Available data.
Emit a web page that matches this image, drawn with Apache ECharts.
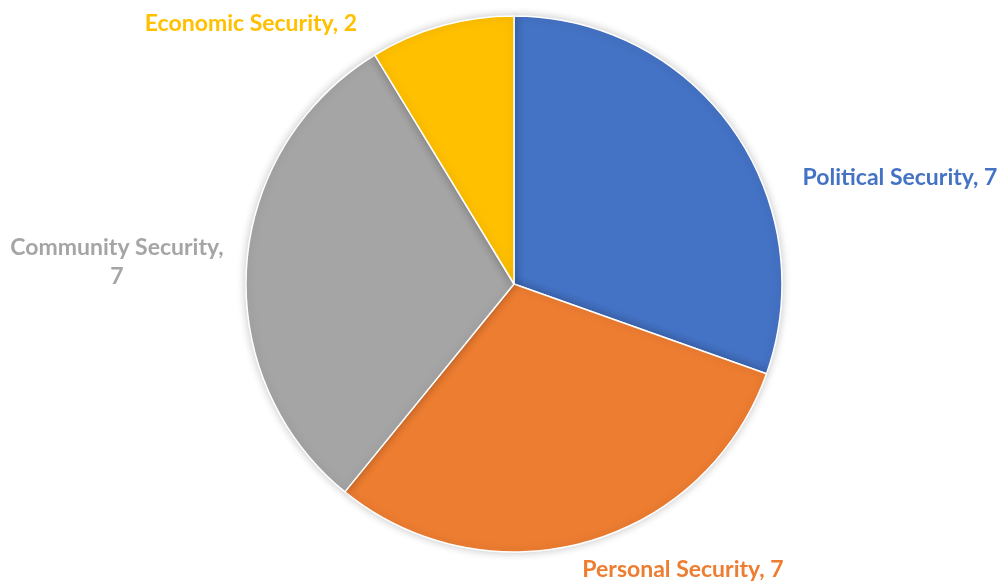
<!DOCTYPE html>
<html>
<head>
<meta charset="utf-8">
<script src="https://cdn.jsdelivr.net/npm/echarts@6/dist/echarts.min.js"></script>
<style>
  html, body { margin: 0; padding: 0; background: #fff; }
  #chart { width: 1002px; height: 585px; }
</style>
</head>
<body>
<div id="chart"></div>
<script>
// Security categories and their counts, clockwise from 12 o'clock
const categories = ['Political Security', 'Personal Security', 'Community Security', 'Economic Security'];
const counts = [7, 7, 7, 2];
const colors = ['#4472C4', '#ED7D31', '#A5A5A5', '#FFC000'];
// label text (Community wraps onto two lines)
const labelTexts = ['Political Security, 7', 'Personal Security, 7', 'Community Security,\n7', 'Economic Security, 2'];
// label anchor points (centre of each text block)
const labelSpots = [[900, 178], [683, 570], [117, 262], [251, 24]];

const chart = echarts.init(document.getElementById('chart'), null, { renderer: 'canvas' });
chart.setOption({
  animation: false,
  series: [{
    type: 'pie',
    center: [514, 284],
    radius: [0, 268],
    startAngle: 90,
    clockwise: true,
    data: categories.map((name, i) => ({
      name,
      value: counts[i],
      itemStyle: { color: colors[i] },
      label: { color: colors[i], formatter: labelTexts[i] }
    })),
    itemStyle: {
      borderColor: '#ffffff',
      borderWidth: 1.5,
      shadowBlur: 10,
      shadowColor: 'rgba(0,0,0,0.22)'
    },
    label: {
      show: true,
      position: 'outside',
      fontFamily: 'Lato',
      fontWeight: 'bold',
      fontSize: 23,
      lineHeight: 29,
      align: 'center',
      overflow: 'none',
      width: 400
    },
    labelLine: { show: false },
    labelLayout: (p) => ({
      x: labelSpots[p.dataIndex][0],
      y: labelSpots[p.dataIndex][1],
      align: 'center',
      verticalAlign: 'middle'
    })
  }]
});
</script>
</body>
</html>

Aim. Reproduce the material in its entirety and word for word, without the pictures.

Full output.
Emit a web page that matches this image, drawn with Apache ECharts.
<!DOCTYPE html>
<html>
<head>
<meta charset="utf-8">
<script src="https://cdn.jsdelivr.net/npm/echarts@6/dist/echarts.min.js"></script>
<style>
  html, body { margin: 0; padding: 0; background: #fff; }
  #chart { width: 1002px; height: 585px; }
</style>
</head>
<body>
<div id="chart"></div>
<script>
// Security categories and their counts, clockwise from 12 o'clock
const categories = ['Political Security', 'Personal Security', 'Community Security', 'Economic Security'];
const counts = [7, 7, 7, 2];
const colors = ['#4472C4', '#ED7D31', '#A5A5A5', '#FFC000'];
// label text (Community wraps onto two lines)
const labelTexts = ['Political Security, 7', 'Personal Security, 7', 'Community Security,\n7', 'Economic Security, 2'];
// label anchor points (centre of each text block)
const labelSpots = [[900, 178], [683, 570], [117, 262], [251, 24]];

const chart = echarts.init(document.getElementById('chart'), null, { renderer: 'canvas' });
chart.setOption({
  animation: false,
  series: [{
    type: 'pie',
    center: [514, 284],
    radius: [0, 268],
    startAngle: 90,
    clockwise: true,
    data: categories.map((name, i) => ({
      name,
      value: counts[i],
      itemStyle: { color: colors[i] },
      label: { color: colors[i], formatter: labelTexts[i] }
    })),
    itemStyle: {
      borderColor: '#ffffff',
      borderWidth: 1.5,
      shadowBlur: 10,
      shadowColor: 'rgba(0,0,0,0.22)'
    },
    label: {
      show: true,
      position: 'outside',
      fontFamily: 'Lato',
      fontWeight: 'bold',
      fontSize: 23,
      lineHeight: 29,
      align: 'center',
      overflow: 'none',
      width: 400
    },
    labelLine: { show: false },
    labelLayout: (p) => ({
      x: labelSpots[p.dataIndex][0],
      y: labelSpots[p.dataIndex][1],
      align: 'center',
      verticalAlign: 'middle'
    })
  }]
});
</script>
</body>
</html>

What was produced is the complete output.